In closing churches in recent years, the archdiocese has cited demographic changes, morphing views on religion and a shortage of available priests as the reasons.
In Little Village, three churches will become one. St. Roman Church and Assumption of the Blessed Virgin Mary Parish, 2434 S. California Ave., will close and the parishes will merge with Our Lady of Tepeyac parish and school at 3047 W. Cermak Road.
The three parishes will merge on July 1, 2020, according to the announcement.
The leadership and parishioners of the new parish will discuss possibilities for its name within guidelines provided by the archdiocese.
Our Lady of Tepeyac will be designated the church for the new parish, where the pastor’s office and parish records will be kept.
Ministry activities, including Kolbe House and Taller de José, will continue on the Assumption B.V.M. campus. The pastor of the new parish, in consultation with parish leadership, will determine how frequently the united parish’s ministries will use the campus.
There are no changes to Our Lady of Tepeyac Elementary School or High School planed.
Another St. Roman parishioner, Manuel Guzman, said he didn’t understand why the archdiocese was closing the church. He estimates 150 people go to the mass he attends each week, and didn’t think the church was showing signs of struggling.

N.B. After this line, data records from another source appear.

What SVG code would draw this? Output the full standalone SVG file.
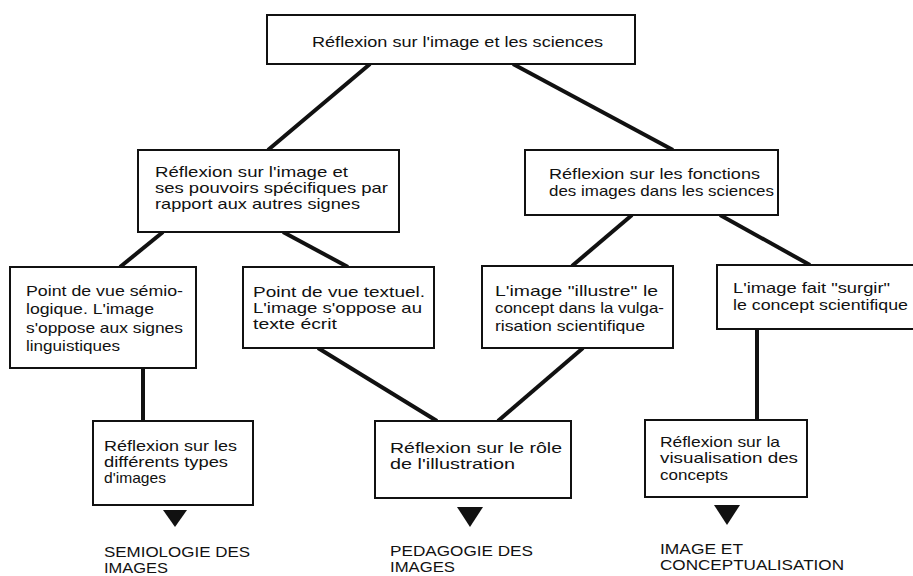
<svg xmlns="http://www.w3.org/2000/svg" width="913" height="576" viewBox="0 0 913 576">
<style>
.box{fill:#fff;stroke:#111;stroke-width:2}
.conn{stroke:#111;stroke-width:4;fill:none}
.tri{fill:#111;stroke:none}
.t{font-family:"Liberation Sans",Arial,sans-serif;font-size:15px;fill:#111}
.c{font-family:"Liberation Sans",Arial,sans-serif;font-size:15px;fill:#111}
</style>
<rect width="913" height="576" fill="#fff"/>
<g id="connectors">
<line class="conn" x1="370" y1="64" x2="268" y2="150"/>
<line class="conn" x1="513" y1="64" x2="673" y2="150"/>
<line class="conn" x1="163" y1="232" x2="120" y2="267"/>
<line class="conn" x1="283" y1="232" x2="348" y2="267"/>
<line class="conn" x1="632" y1="215" x2="572" y2="266"/>
<line class="conn" x1="720" y1="215" x2="810" y2="265"/>
<line class="conn" x1="143" y1="368" x2="143" y2="421"/>
<line class="conn" x1="318" y1="348" x2="437" y2="421"/>
<line class="conn" x1="583" y1="348" x2="498" y2="421"/>
<line class="conn" x1="757" y1="329" x2="757" y2="420"/>
<path class="tri" d="M163,510 L187,510 L175,527 Z"/>
<path class="tri" d="M457,507 L483,507 L470,527 Z"/>
<path class="tri" d="M714,505 L740,505 L727,525 Z"/>
</g>
<g id="n_top">
<rect class="box" x="267" y="15" width="368" height="49"/>
<text class="t" x="312" y="47" textLength="291" lengthAdjust="spacingAndGlyphs">Réflexion sur l'image et les sciences</text>
</g>
<g id="n_pouvoirs">
<rect class="box" x="138" y="150" width="261" height="82"/>
<text class="t" x="155" y="177" textLength="193" lengthAdjust="spacingAndGlyphs">Réflexion sur l'image et</text>
<text class="t" x="155" y="193" textLength="233" lengthAdjust="spacingAndGlyphs">ses pouvoirs spécifiques par</text>
<text class="t" x="155" y="209" textLength="205" lengthAdjust="spacingAndGlyphs">rapport aux autres signes</text>
</g>
<g id="n_fonctions">
<rect class="box" x="525" y="150" width="253" height="65"/>
<text class="t" x="549" y="179" textLength="211" lengthAdjust="spacingAndGlyphs">Réflexion sur les fonctions</text>
<text class="t" x="549" y="196" textLength="225" lengthAdjust="spacingAndGlyphs">des images dans les sciences</text>
</g>
<g id="n_semio">
<rect class="box" x="10" y="267" width="186" height="101"/>
<text class="t" x="26" y="296" textLength="157" lengthAdjust="spacingAndGlyphs">Point de vue sémio-</text>
<text class="t" x="26" y="314" textLength="128" lengthAdjust="spacingAndGlyphs">logique. L'image</text>
<text class="t" x="26" y="333" textLength="157" lengthAdjust="spacingAndGlyphs">s'oppose aux signes</text>
<text class="t" x="26" y="351" textLength="94" lengthAdjust="spacingAndGlyphs">linguistiques</text>
</g>
<g id="n_textuel">
<rect class="box" x="243" y="267" width="191" height="81"/>
<text class="t" x="253" y="297" textLength="172" lengthAdjust="spacingAndGlyphs">Point de vue textuel.</text>
<text class="t" x="253" y="313" textLength="169" lengthAdjust="spacingAndGlyphs">L'image s'oppose au</text>
<text class="t" x="253" y="329" textLength="84" lengthAdjust="spacingAndGlyphs">texte écrit</text>
</g>
<g id="n_illustre">
<rect class="box" x="482" y="266" width="191" height="82"/>
<text class="t" x="495" y="296" textLength="163" lengthAdjust="spacingAndGlyphs">L'image "illustre" le</text>
<text class="t" x="495" y="313" textLength="169" lengthAdjust="spacingAndGlyphs">concept dans la vulga-</text>
<text class="t" x="495" y="331" textLength="150" lengthAdjust="spacingAndGlyphs">risation scientifique</text>
</g>
<g id="n_surgir">
<rect class="box" x="717" y="265" width="200" height="64"/>
<text class="t" x="733" y="293" textLength="157" lengthAdjust="spacingAndGlyphs">L'image fait "surgir"</text>
<text class="t" x="733" y="310" textLength="175" lengthAdjust="spacingAndGlyphs">le concept scientifique</text>
</g>
<g id="n_types">
<rect class="box" x="93" y="421" width="160" height="84"/>
<text class="t" x="104" y="451" textLength="133" lengthAdjust="spacingAndGlyphs">Réflexion sur les</text>
<text class="t" x="104" y="467" textLength="124" lengthAdjust="spacingAndGlyphs">différents types</text>
<text class="t" x="104" y="483" textLength="62" lengthAdjust="spacingAndGlyphs">d'images</text>
</g>
<g id="n_role">
<rect class="box" x="375" y="421" width="196" height="77"/>
<text class="t" x="390" y="453" textLength="172" lengthAdjust="spacingAndGlyphs">Réflexion sur le rôle</text>
<text class="t" x="390" y="469" textLength="125" lengthAdjust="spacingAndGlyphs">de l'illustration</text>
</g>
<g id="n_visu">
<rect class="box" x="645" y="420" width="162" height="77"/>
<text class="t" x="660" y="447" textLength="120" lengthAdjust="spacingAndGlyphs">Réflexion sur la</text>
<text class="t" x="660" y="463" textLength="138" lengthAdjust="spacingAndGlyphs">visualisation des</text>
<text class="t" x="660" y="480" textLength="68" lengthAdjust="spacingAndGlyphs">concepts</text>
</g>
<g id="out_semio">
<text class="c" x="104" y="557" textLength="146" lengthAdjust="spacingAndGlyphs">SEMIOLOGIE DES</text>
<text class="c" x="104" y="573" textLength="64" lengthAdjust="spacingAndGlyphs">IMAGES</text>
</g>
<g id="out_peda">
<text class="c" x="390" y="556" textLength="143" lengthAdjust="spacingAndGlyphs">PEDAGOGIE DES</text>
<text class="c" x="390" y="572" textLength="65" lengthAdjust="spacingAndGlyphs">IMAGES</text>
</g>
<g id="out_concept">
<text class="c" x="660" y="554" textLength="83" lengthAdjust="spacingAndGlyphs">IMAGE ET</text>
<text class="c" x="660" y="570" textLength="184" lengthAdjust="spacingAndGlyphs">CONCEPTUALISATION</text>
</g>
</svg>
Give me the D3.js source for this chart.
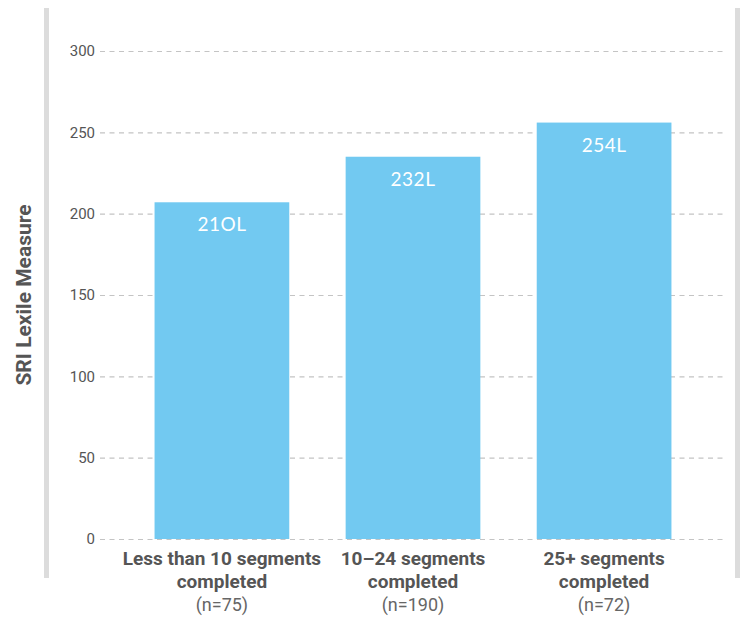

Parishioner Alma, who declined to share her last name, said the impending closure made her sad.
“It’s a beautiful church,” Alma said, who has been going to the church on and off for roughly 28 years.
Alma predicts few people will move to Our Lady of Tepeyac. The Catholic church will lose members instead, she said.
“I don’t know if I’ll go to the church, I imagine others also won’t be going as frequently as before,” Alma said. “It was convenient that this church was so close.”